Without the pictures, return all of the material exactly as written.

Data shown:
..........
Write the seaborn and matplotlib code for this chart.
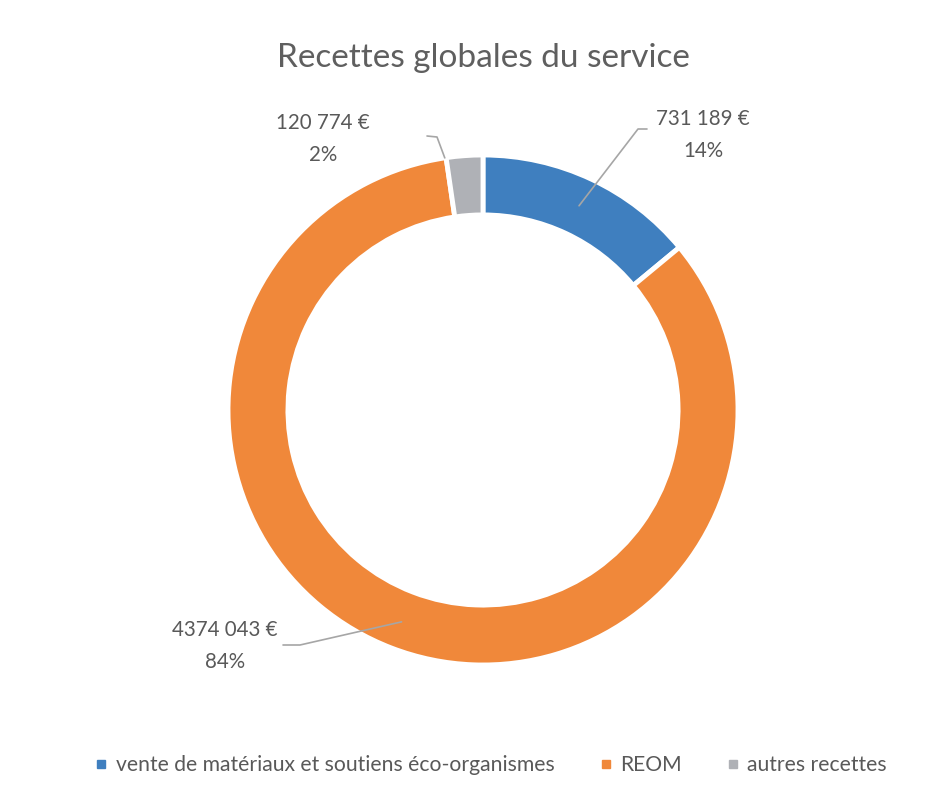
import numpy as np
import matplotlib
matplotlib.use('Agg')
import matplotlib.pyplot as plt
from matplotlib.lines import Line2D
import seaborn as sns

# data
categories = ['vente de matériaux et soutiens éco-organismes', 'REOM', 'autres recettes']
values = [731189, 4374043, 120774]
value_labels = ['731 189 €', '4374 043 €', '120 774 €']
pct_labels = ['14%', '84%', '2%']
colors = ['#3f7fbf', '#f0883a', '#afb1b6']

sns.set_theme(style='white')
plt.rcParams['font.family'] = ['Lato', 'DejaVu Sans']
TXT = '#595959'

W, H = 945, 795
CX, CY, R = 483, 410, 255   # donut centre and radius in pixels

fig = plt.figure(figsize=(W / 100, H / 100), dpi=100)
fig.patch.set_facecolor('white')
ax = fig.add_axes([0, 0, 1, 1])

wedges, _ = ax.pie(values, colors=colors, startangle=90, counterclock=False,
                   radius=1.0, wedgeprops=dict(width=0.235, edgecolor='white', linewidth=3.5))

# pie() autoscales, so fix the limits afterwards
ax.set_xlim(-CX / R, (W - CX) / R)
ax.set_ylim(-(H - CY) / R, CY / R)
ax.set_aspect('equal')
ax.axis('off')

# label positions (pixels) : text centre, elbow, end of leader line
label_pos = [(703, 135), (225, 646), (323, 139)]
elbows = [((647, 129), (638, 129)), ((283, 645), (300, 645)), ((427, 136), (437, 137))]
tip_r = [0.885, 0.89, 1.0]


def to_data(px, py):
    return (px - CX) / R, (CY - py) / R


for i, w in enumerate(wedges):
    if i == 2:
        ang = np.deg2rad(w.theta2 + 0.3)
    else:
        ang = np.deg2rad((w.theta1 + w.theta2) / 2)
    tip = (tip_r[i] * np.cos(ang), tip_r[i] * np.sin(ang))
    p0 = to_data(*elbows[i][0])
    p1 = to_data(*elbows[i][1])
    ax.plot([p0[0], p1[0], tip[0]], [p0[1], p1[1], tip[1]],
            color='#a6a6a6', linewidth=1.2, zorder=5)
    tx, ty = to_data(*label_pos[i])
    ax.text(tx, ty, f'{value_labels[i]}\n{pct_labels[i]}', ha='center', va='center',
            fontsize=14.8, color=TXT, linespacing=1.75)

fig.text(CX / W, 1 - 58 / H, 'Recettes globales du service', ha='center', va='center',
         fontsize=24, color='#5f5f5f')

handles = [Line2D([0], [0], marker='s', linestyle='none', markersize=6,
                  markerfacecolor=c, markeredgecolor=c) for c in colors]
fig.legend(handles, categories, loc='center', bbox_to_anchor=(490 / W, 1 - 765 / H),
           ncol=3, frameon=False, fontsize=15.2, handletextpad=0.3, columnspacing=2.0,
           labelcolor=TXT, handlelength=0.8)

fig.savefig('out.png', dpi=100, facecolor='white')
..........
Complete output:
Write the seaborn and matplotlib code for this chart.
import numpy as np
import matplotlib
matplotlib.use('Agg')
import matplotlib.pyplot as plt
from matplotlib.lines import Line2D
import seaborn as sns

# data
categories = ['vente de matériaux et soutiens éco-organismes', 'REOM', 'autres recettes']
values = [731189, 4374043, 120774]
value_labels = ['731 189 €', '4374 043 €', '120 774 €']
pct_labels = ['14%', '84%', '2%']
colors = ['#3f7fbf', '#f0883a', '#afb1b6']

sns.set_theme(style='white')
plt.rcParams['font.family'] = ['Lato', 'DejaVu Sans']
TXT = '#595959'

W, H = 945, 795
CX, CY, R = 483, 410, 255   # donut centre and radius in pixels

fig = plt.figure(figsize=(W / 100, H / 100), dpi=100)
fig.patch.set_facecolor('white')
ax = fig.add_axes([0, 0, 1, 1])

wedges, _ = ax.pie(values, colors=colors, startangle=90, counterclock=False,
                   radius=1.0, wedgeprops=dict(width=0.235, edgecolor='white', linewidth=3.5))

# pie() autoscales, so fix the limits afterwards
ax.set_xlim(-CX / R, (W - CX) / R)
ax.set_ylim(-(H - CY) / R, CY / R)
ax.set_aspect('equal')
ax.axis('off')

# label positions (pixels) : text centre, elbow, end of leader line
label_pos = [(703, 135), (225, 646), (323, 139)]
elbows = [((647, 129), (638, 129)), ((283, 645), (300, 645)), ((427, 136), (437, 137))]
tip_r = [0.885, 0.89, 1.0]


def to_data(px, py):
    return (px - CX) / R, (CY - py) / R


for i, w in enumerate(wedges):
    if i == 2:
        ang = np.deg2rad(w.theta2 + 0.3)
    else:
        ang = np.deg2rad((w.theta1 + w.theta2) / 2)
    tip = (tip_r[i] * np.cos(ang), tip_r[i] * np.sin(ang))
    p0 = to_data(*elbows[i][0])
    p1 = to_data(*elbows[i][1])
    ax.plot([p0[0], p1[0], tip[0]], [p0[1], p1[1], tip[1]],
            color='#a6a6a6', linewidth=1.2, zorder=5)
    tx, ty = to_data(*label_pos[i])
    ax.text(tx, ty, f'{value_labels[i]}\n{pct_labels[i]}', ha='center', va='center',
            fontsize=14.8, color=TXT, linespacing=1.75)

fig.text(CX / W, 1 - 58 / H, 'Recettes globales du service', ha='center', va='center',
         fontsize=24, color='#5f5f5f')

handles = [Line2D([0], [0], marker='s', linestyle='none', markersize=6,
                  markerfacecolor=c, markeredgecolor=c) for c in colors]
fig.legend(handles, categories, loc='center', bbox_to_anchor=(490 / W, 1 - 765 / H),
           ncol=3, frameon=False, fontsize=15.2, handletextpad=0.3, columnspacing=2.0,
           labelcolor=TXT, handlelength=0.8)

fig.savefig('out.png', dpi=100, facecolor='white')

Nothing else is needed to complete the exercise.